Defense attorney Shannon Sexton filed notice with the Newport court of plans to argue his client ingested so much caffeine in the days leading up to the killing that it rendered him temporarily insane -- unable even to form the intent of committing a crime.And psychologist Robert Noelker has provided an expert opinion to bolster this patently absurd defense:
In the weeks preceding May 4, 2009, Woody Smith told Noelker, he hadn't been sleeping, in part out of fear his wife would take their two children and leave him.
"The next several hours of Mr. Smith's life, were described to me as if he were in a daze," Noelker wrote in a report.

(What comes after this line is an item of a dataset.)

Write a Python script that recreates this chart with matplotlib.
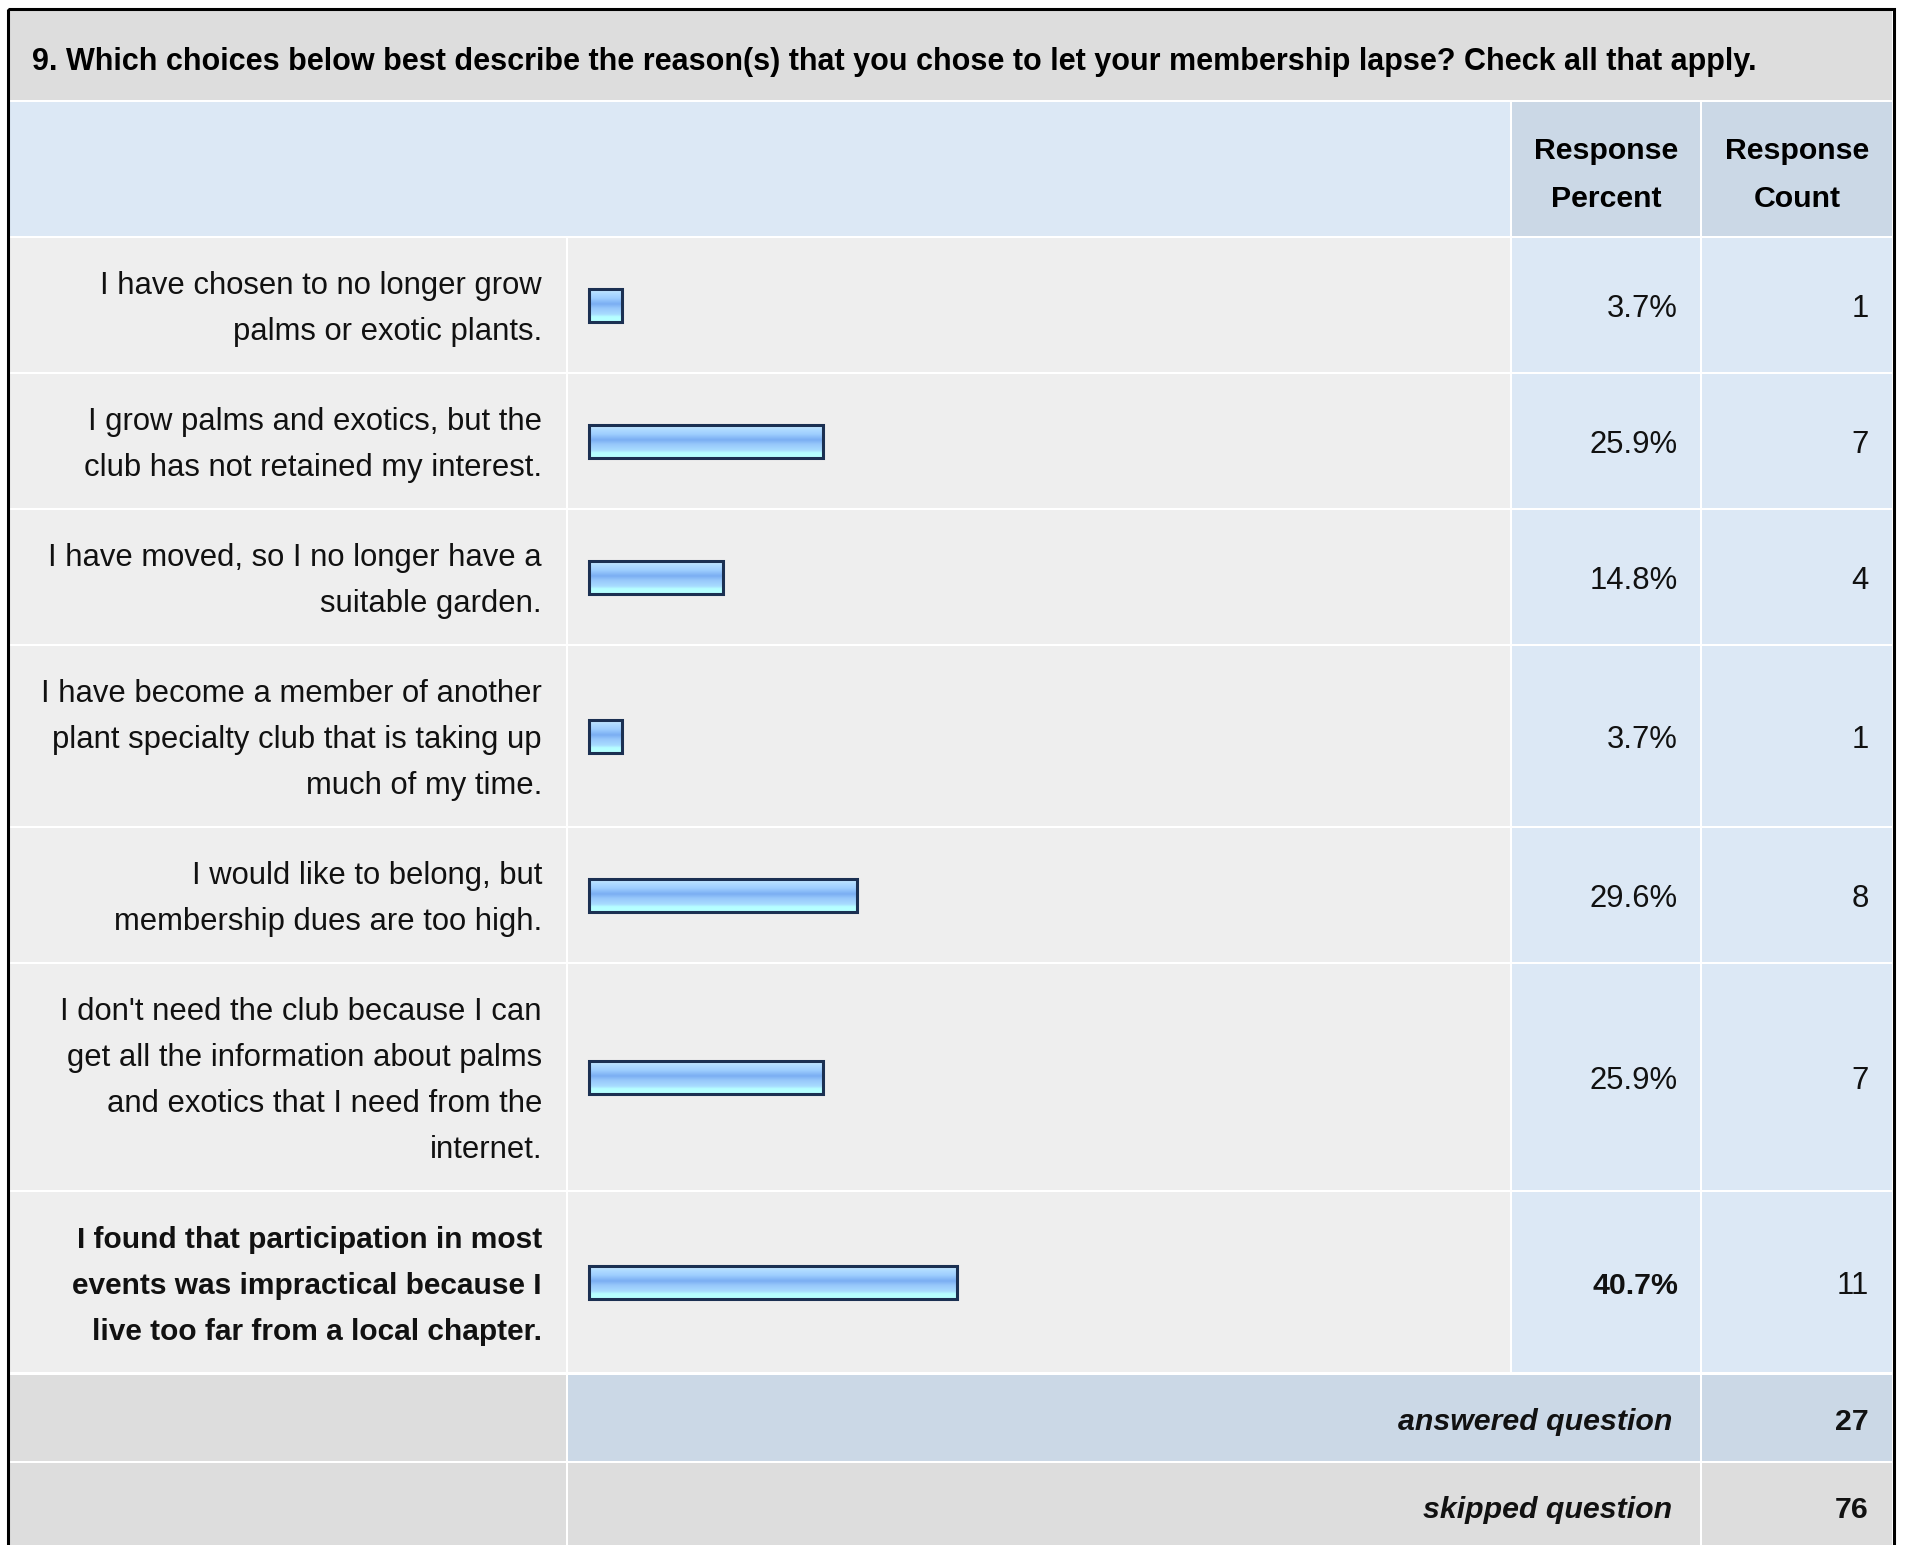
import numpy as np
import matplotlib.pyplot as plt
from matplotlib.patches import Rectangle
from matplotlib.colors import LinearSegmentedColormap

plt.rcParams['font.family'] = ['Liberation Sans', 'DejaVu Sans']

title = ("9. Which choices below best describe the reason(s) that you chose to "
         "let your membership lapse? Check all that apply.")
header_pct = ["Response", "Percent"]
header_cnt = ["Response", "Count"]

labels = [
    ["I have chosen to no longer grow", "palms or exotic plants."],
    ["I grow palms and exotics, but the", "club has not retained my interest."],
    ["I have moved, so I no longer have a", "suitable garden."],
    ["I have become a member of another", "plant specialty club that is taking up",
     "much of my time."],
    ["I would like to belong, but", "membership dues are too high."],
    ["I don't need the club because I can", "get all the information about palms",
     "and exotics that I need from the", "internet."],
    ["I found that participation in most", "events was impractical because I",
     "live too far from a local chapter."],
]
percents = [3.7, 25.9, 14.8, 3.7, 29.6, 25.9, 40.7]
counts = [1, 7, 4, 1, 8, 7, 11]
highlight = [False, False, False, False, False, False, True]
summary_labels = ["answered question", "skipped question"]
summary_values = [27, 76]

# layout in pixels
W, H = 1907, 1545
LINE_H = 46
GAP = 2
DY = 4  # small downward nudge for text
X_LEFT, X_SEP1, X_SEP2, X_SEP3, X_RIGHT = 10, 566, 1510, 1700, 1892
GRAY = '#dddddd'
ROW_BG = '#eeeeee'
LIGHT_BLUE = '#dce8f5'
MID_BLUE = '#cbd8e6'
TXT = '#111111'
FS = 22.3   # regular text
FSB = 21.8  # bold text
FS_LBL_B = 21.5  # bold row label

fig = plt.figure(figsize=(W / 100, H / 100), dpi=100)
ax = fig.add_axes([0, 0, 1, 1])
ax.set_xlim(0, W)
ax.set_ylim(H, 0)
ax.axis('off')


def cell(x0, x1, y0, y1, color):
    ax.add_patch(Rectangle((x0, y0), x1 - x0, y1 - y0, facecolor=color,
                           edgecolor='none', zorder=1))


# title band
cell(X_LEFT, X_RIGHT, 10, 100, GRAY)
ax.text(32, 58 + DY, title, fontsize=22, fontweight='bold', color='black',
        ha='left', va='center', zorder=3)

# header
cell(X_LEFT, X_SEP2, 102, 236, LIGHT_BLUE)
cell(X_SEP2 + GAP, X_SEP3, 102, 236, MID_BLUE)
cell(X_SEP3 + GAP, X_RIGHT, 102, 236, MID_BLUE)
for i, (a, b) in enumerate(zip(header_pct, header_cnt)):
    y = 147 + DY + i * 48
    ax.text((X_SEP2 + GAP + X_SEP3) / 2, y, a, fontsize=FSB, fontweight='bold',
            ha='center', va='center', color='black', zorder=3)
    ax.text((X_SEP3 + GAP + X_RIGHT) / 2, y, b, fontsize=FSB, fontweight='bold',
            ha='center', va='center', color='black', zorder=3)

# rows
y = 238
centers = []
for lab, pct, cnt, hl in zip(labels, percents, counts, highlight):
    h = LINE_H * len(lab) + 42
    cell(X_LEFT, X_SEP1, y, y + h, ROW_BG)
    cell(X_SEP1 + GAP, X_SEP2, y, y + h, ROW_BG)
    cell(X_SEP2 + GAP, X_SEP3, y, y + h, LIGHT_BLUE)
    cell(X_SEP3 + GAP, X_RIGHT, y, y + h, LIGHT_BLUE)
    yc = y + h / 2
    centers.append(yc)
    w = 'bold' if hl else 'normal'
    n = len(lab)
    for k, line in enumerate(lab):
        ax.text(542, yc + DY + (k - (n - 1) / 2) * LINE_H, line,
                fontsize=FS_LBL_B if hl else FS,
                fontweight=w, ha='right', va='center', color=TXT, zorder=3)
    ax.text(1678, yc + DY, f"{pct:.1f}%", fontsize=FSB if hl else FS,
            fontweight=w, ha='right', va='center', color=TXT, zorder=3)
    ax.text(1869, yc + DY, str(cnt), fontsize=FS, ha='right', va='center',
            color=TXT, zorder=3)
    y += h + GAP

# summary rows
sum_colors = [(GRAY, MID_BLUE, MID_BLUE), (GRAY, GRAY, GRAY)]
y += 1
for lab, val, cols in zip(summary_labels, summary_values, sum_colors):
    h = 86
    cell(X_LEFT, X_SEP1, y, y + h, cols[0])
    cell(X_SEP1 + GAP, X_SEP3, y, y + h, cols[1])
    cell(X_SEP3 + GAP, X_RIGHT, y, y + h, cols[2])
    ax.text(1672, y + h / 2 + DY, lab, fontsize=FSB, fontweight='bold',
            style='italic', ha='right', va='center', color=TXT, zorder=3)
    ax.text(1869, y + h / 2 + DY, str(val), fontsize=FSB, fontweight='bold',
            ha='right', va='center', color=TXT, zorder=3)
    y += h + GAP

# outer border
ax.add_patch(Rectangle((7.5, 8.5), 1886, 1600, facecolor='none',
                       edgecolor='black', linewidth=2.2, zorder=4))

# bar column: percent scale
PX_PER_PCT = 9.05
bar_left_px = 589
bx = fig.add_axes([(X_SEP1 + GAP) / W, 0, (X_SEP2 - X_SEP1 - GAP) / W, 1])
bx.axis('off')
bx.patch.set_alpha(0)

grad_cmap = LinearSegmentedColormap.from_list(
    'bar', [(0.0, '#d4eeff'), (0.15, '#b0dcff'), (0.3, '#9fcfff'),
            (0.48, '#7aaef2'), (0.62, '#98c8fb'), (0.8, '#a8dcff'),
            (0.88, '#b6ffff'), (1.0, '#b6ffff')])
grad = np.linspace(0, 1, 64).reshape(-1, 1)
BAR_H = 33
for yc, pct in zip(centers, percents):
    bx.imshow(grad, cmap=grad_cmap, aspect='auto', interpolation='bilinear',
              extent=(0, pct, yc + BAR_H / 2, yc - BAR_H / 2), zorder=2)
bx.barh(centers, percents, height=BAR_H, left=0, facecolor='none',
        edgecolor='#1b3052', linewidth=2.2, zorder=3)
bx.set_xlim(-(bar_left_px - X_SEP1 - GAP) / PX_PER_PCT,
            (X_SEP2 - bar_left_px) / PX_PER_PCT)
bx.set_ylim(H, 0)

fig.savefig('out.png', dpi=100, facecolor='white')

After sleeping intermittently, Smith had nap with one child he picked up from school at midday at a school near their home in Dayton, Ky., across the Ohio River from Cincinnati. After picking up the second child later that day, Smith said he went to his mother and stepfather's house.
He described feeling "out of control," weeping to the point of being unable to communicate. Smith eventually confided in his stepfather, Noelker wrote, "I think my wife is dead..."
Noelker said he determined Smith was open to "brief psychosis" brought on by sleep deprivation, which was caused by the heavy ingestion of diet pills and caffeine in the weeks leading up to his wife's death.
"It is my opinion that this disorder was the direct result of psychosis due to severe insomnia," Noelker wrote in a report filed in Smith's case. Noelker is expected to be called as a defense witness.
Yes, Kentucky does offer a voluntary intoxication defense (see, KRS 501.080(1)).